18 Jun, 2009
Em Castelo Novo
Há mais de 30 anos escrevi: Castelo Novo é uma das mais comovedoras lembranças do viajante. Talvez um dia volte, talvez não volte nunca, talvez até evite voltar, apenas porque há experiências que não se repetem. Como Alpedrinha, está Castelo Novo construído na falda do monte. Daí para cima, cortando a direito, chegar-se-ia ao ponto mais alto da Gardunha. O viajante não tornará a falar da hora, da luz, da atmosfera húmida.

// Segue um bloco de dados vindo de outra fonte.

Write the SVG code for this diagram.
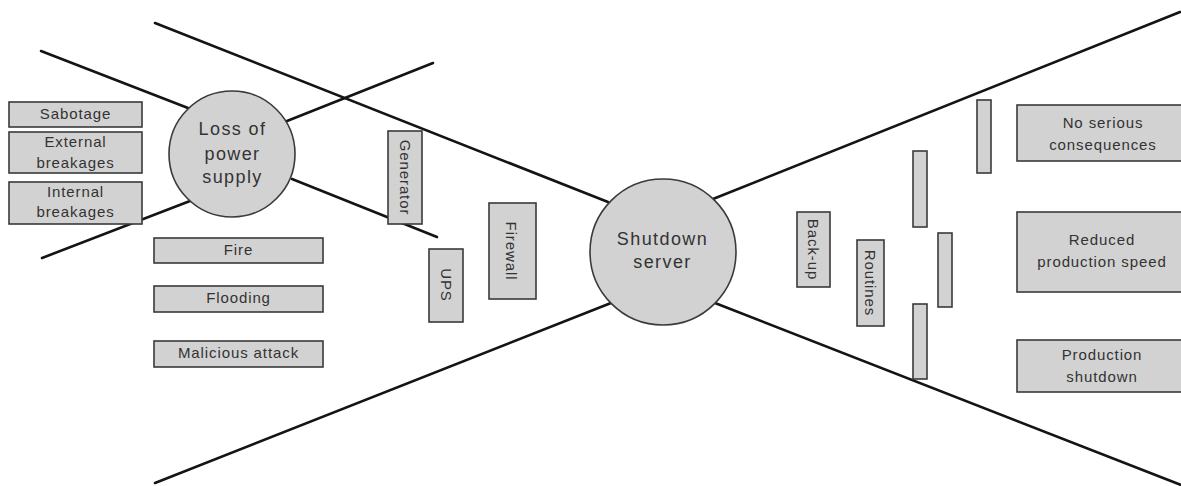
<svg xmlns="http://www.w3.org/2000/svg" width="1181" height="486" viewBox="0 0 1181 486">
  <style>
    .ln { stroke: #141414; stroke-width: 2.6; fill: none; stroke-linecap: round; }
    .box { fill: #d2d2d2; stroke: #3a3a3a; stroke-width: 1.6; }
    .ring { fill: #d2d2d2; stroke: #3a3a3a; stroke-width: 1.6; }
    .t { font-family: "Liberation Sans", Arial, sans-serif; font-size: 15px; fill: #333; text-anchor: middle; letter-spacing: 0.9px; }
    .big { font-size: 18px; letter-spacing: 1.4px; }
  </style>

  <!-- bow-tie spokes -->
  <g id="connectors">
    <line class="ln" x1="155" y1="23" x2="608" y2="202"/>
    <line class="ln" x1="155" y1="483" x2="611" y2="303"/>
    <line class="ln" x1="713" y1="199" x2="1180" y2="12"/>
    <line class="ln" x1="715" y1="303" x2="1181" y2="485"/>
    <line class="ln" x1="41" y1="51" x2="188" y2="108"/>
    <line class="ln" x1="292" y1="179" x2="437" y2="237"/>
    <line class="ln" x1="42" y1="258" x2="190" y2="201"/>
    <line class="ln" x1="287" y1="121" x2="433" y2="63"/>
  </g>

  <!-- causes -->
  <g id="sabotage">
    <rect class="box" x="9" y="102" width="133" height="25"/>
    <text class="t" x="75.5" y="119">Sabotage</text>
  </g>
  <g id="external-breakages">
    <rect class="box" x="9" y="132" width="133" height="41"/>
    <text class="t" x="75.5" y="147">External</text>
    <text class="t" x="75.5" y="168">breakages</text>
  </g>
  <g id="internal-breakages">
    <rect class="box" x="9" y="182" width="133" height="42"/>
    <text class="t" x="75.5" y="197">Internal</text>
    <text class="t" x="75.5" y="217">breakages</text>
  </g>
  <g id="fire">
    <rect class="box" x="154" y="238" width="169" height="25"/>
    <text class="t" x="238.5" y="255">Fire</text>
  </g>
  <g id="flooding">
    <rect class="box" x="154" y="286" width="169" height="26"/>
    <text class="t" x="238.5" y="303">Flooding</text>
  </g>
  <g id="malicious-attack">
    <rect class="box" x="154" y="341" width="169" height="26"/>
    <text class="t" x="238.5" y="358">Malicious attack</text>
  </g>

  <!-- intermediate event -->
  <g id="loss-of-power">
    <circle class="ring" cx="232" cy="154" r="63"/>
    <text class="t big" x="232.5" y="135">Loss of</text>
    <text class="t big" x="232.5" y="160">power</text>
    <text class="t big" x="232.5" y="183">supply</text>
  </g>

  <!-- preventive barriers -->
  <g id="generator">
    <rect class="box" x="388" y="131" width="34" height="93"/>
    <text class="t" transform="translate(405 177.5) rotate(90)" y="5.3" letter-spacing="1.4">Generator</text>
  </g>
  <g id="ups">
    <rect class="box" x="429" y="249" width="34" height="73"/>
    <text class="t" transform="translate(446 285) rotate(90)" y="5.3">UPS</text>
  </g>
  <g id="firewall">
    <rect class="box" x="489" y="203" width="47" height="96"/>
    <text class="t" transform="translate(511 251) rotate(90)" y="5.3">Firewall</text>
  </g>

  <!-- top event -->
  <g id="shutdown-server">
    <circle class="ring" cx="663" cy="252" r="73"/>
    <text class="t big" x="662.5" y="245">Shutdown</text>
    <text class="t big" x="662.5" y="268">server</text>
  </g>

  <!-- mitigating barriers -->
  <g id="back-up">
    <rect class="box" x="797" y="212" width="33" height="75"/>
    <text class="t" transform="translate(813.5 249.5) rotate(90)" y="5.3">Back-up</text>
  </g>
  <g id="routines">
    <rect class="box" x="857" y="240" width="27" height="86"/>
    <text class="t" transform="translate(870.5 283) rotate(90)" y="5.3">Routines</text>
  </g>
  <g id="bar-1">
    <rect class="box" x="913" y="151" width="14" height="76"/>
  </g>
  <g id="bar-2">
    <rect class="box" x="913" y="304" width="14" height="75"/>
  </g>
  <g id="bar-3">
    <rect class="box" x="938" y="233" width="14" height="74"/>
  </g>
  <g id="bar-4">
    <rect class="box" x="977" y="100" width="14" height="73"/>
  </g>

  <!-- consequences -->
  <g id="no-serious-consequences">
    <rect class="box" x="1017" y="105" width="172" height="56"/>
    <text class="t" x="1103" y="128">No serious</text>
    <text class="t" x="1103" y="150">consequences</text>
  </g>
  <g id="reduced-production-speed">
    <rect class="box" x="1017" y="212" width="172" height="80"/>
    <text class="t" x="1102" y="245">Reduced</text>
    <text class="t" x="1102" y="267">production speed</text>
  </g>
  <g id="production-shutdown">
    <rect class="box" x="1017" y="340" width="172" height="52"/>
    <text class="t" x="1102" y="360">Production</text>
    <text class="t" x="1102" y="382">shutdown</text>
  </g>
</svg>
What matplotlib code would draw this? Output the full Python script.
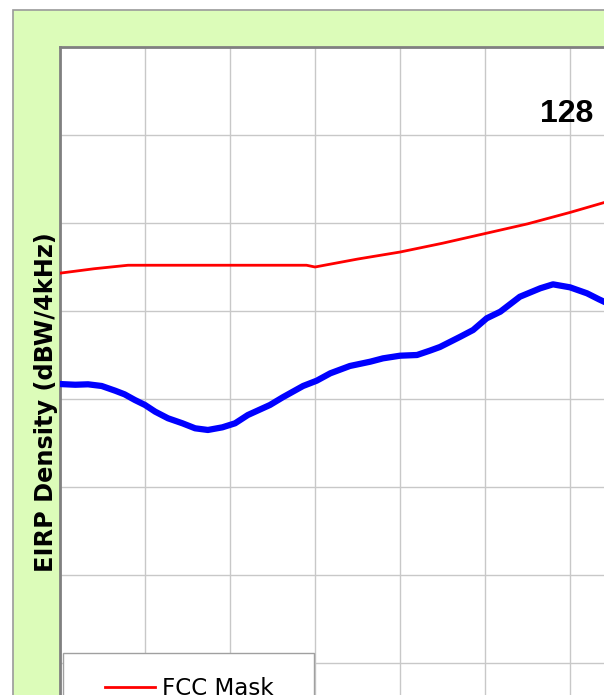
import matplotlib
matplotlib.use("Agg")
import matplotlib.pyplot as plt
from matplotlib.patches import Rectangle
from matplotlib.legend_handler import HandlerLine2D

# ---- data (off-axis angle in degrees, EIRP density in dBW/4kHz) ----
mask_theta = [-10.0, -9.6, -9.2, -8.0, -7.1, -7.0, -6.5, -6.0, -5.5, -5.0, -4.5, -4.0, -3.5, -3.0]
mask_eirp = [-35.7, -35.2, -34.8, -34.8, -34.8, -35.0, -34.1, -33.3, -32.3, -31.2, -30.1, -28.8, -27.4, -25.8]

meas_theta = [-10.0, -9.82, -9.67, -9.51, -9.35, -9.24, -9.12, -9.0, -8.88, -8.73, -8.56, -8.41,
              -8.26, -8.09, -7.94, -7.79, -7.53, -7.38, -7.14, -6.98, -6.82, -6.59, -6.35, -6.2,
              -6.0, -5.8, -5.65, -5.53, -5.29, -5.14, -4.98, -4.82, -4.59, -4.35, -4.2, -4.0,
              -3.8, -3.66, -3.5]
meas_eirp = [-48.3, -48.38, -48.33, -48.52, -49.06, -49.47, -50.11, -50.68, -51.44, -52.19, -52.76, -53.33,
             -53.52, -53.22, -52.76, -51.82, -50.68, -49.81, -48.52, -47.92, -47.08, -46.25, -45.76, -45.38,
             -45.08, -45.0, -44.51, -44.09, -42.92, -42.16, -40.83, -40.08, -38.38, -37.42, -36.97, -37.31,
             -37.99, -38.67, -39.4]

title_text = "128"
ylabel_text = "EIRP Density (dBW/4kHz)"
legend_label = "FCC Mask"

W, H = 604, 695
fig = plt.figure(figsize=(W / 100, H / 100), dpi=100)
fig.patch.set_facecolor("white")


def fx(px):
    return px / W


def fy(py):
    return 1 - py / H


# green chart-area panel
fig.patches.append(Rectangle((fx(12.5), fy(800)), fx(700), (800 - 9.5) / H,
                             transform=fig.transFigure, facecolor="#dcfcb9",
                             edgecolor="#9a9a9a", linewidth=1.2, zorder=-5))

ax = fig.add_axes([fx(60), fy(751), (1760 - 60) / W, (751 - 47) / H])
ax.set_zorder(1)
ax.set_facecolor("white")
ax.set_xlim(-10, 10)
ax.set_ylim(-90, -10)
ax.set_xticks(range(-10, 11))
ax.set_yticks(range(-90, -9, 10))
ax.grid(True, color="#c8c8c8", linewidth=1.0)
ax.set_axisbelow(True)
ax.tick_params(left=False, bottom=False, labelleft=False, labelbottom=False)
for s in ["left", "top"]:
    ax.spines[s].set_color("#808080")
    ax.spines[s].set_linewidth(2.0)
for s in ["right", "bottom"]:
    ax.spines[s].set_visible(False)

mask_line, = ax.plot(mask_theta, mask_eirp, color="#ff0000", linewidth=2.0,
                     solid_joinstyle="round", zorder=3)
ax.plot(meas_theta, meas_eirp, color="#0000ff", linewidth=4.5,
        solid_joinstyle="round", solid_capstyle="round", zorder=4)

fig.text(fx(540), fy(121.7), title_text, family="Liberation Sans", fontweight="bold",
         fontsize=23, ha="left", va="baseline", zorder=5)

ax.set_ylabel(ylabel_text, fontsize=17.3, fontweight="bold", family="DejaVu Sans")
ax.yaxis.set_label_coords(fx(58.5), fy(402.5), transform=fig.transFigure)

leg = ax.legend(handles=[mask_line], labels=[legend_label], loc="upper left",
                bbox_to_anchor=(fx(63), fy(653) - 0.3, (314 - 63) / W, 0.3),
                bbox_transform=fig.transFigure, mode="expand", borderaxespad=0,
                borderpad=1.05, handlelength=2.96, handletextpad=0.3,
                prop={"family": "DejaVu Sans", "size": 16.6}, frameon=True,
                fancybox=False, edgecolor="#a0a0a0", framealpha=1,
                handler_map={mask_line: HandlerLine2D(xpad=0.78)})
leg.get_frame().set_linewidth(1.0)
leg.set_zorder(10)

fig.savefig("out.png", dpi=100)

Pede apenas que nada disto seja esquecido enquanto pelas íngremes ruas sobe, entre as rústicas casas, e outras que são palácios, como este, seiscentista, com o seu alpendre, a sua varanda de canto, o arco profundo de acesso aos baixos, é difícil encontrar construção mais harmoniosa. Fiquem pois a luz e a hora, aí paradas no tempo e no céu, que o viajante vai ver Castelo Novo. Também escrevi sobre pessoas concretas há trinta anos: A uma velhinha que à sua porta aparece, pergunta o viajante onde fica a Lagariça. É surda a velhinha, mas percebe se lhe falarem alto e puder olhar de frente. Quando entendeu a pergunta, sorriu, e o viajante ficou deslumbrado, porque os dentes dela são postiços, e contudo o sorriso é tão verdadeiro, e tão contente de sorrir, que dá vontade de a abraçar e pedir-lhe que sorria outra vez. De José Pereira Duarte, uma das pessoas mais bondosas que conheci na minha vida escrevi que olha o viajante como quem mira um amigo que já ali não aparecesse há muitos anos, e toda a sua pena, diz, é que a mulher esteja doente, de cama: «Senão gostava que estivesse um bocadinho em minha casa.» Hoje estivemos com a filha e o genro de José Pereira Duarte, a velhinha já não está, mas outras pessoas amáveis apareceram em Castelo Novo e voltei a sair com o mesmo espírito de há trinta anos. Se o elefante Salomão por aqui passou, as pessoas que compunham a comitiva terão sentido o mesmo. Acolhimentos como estes não se improvisam.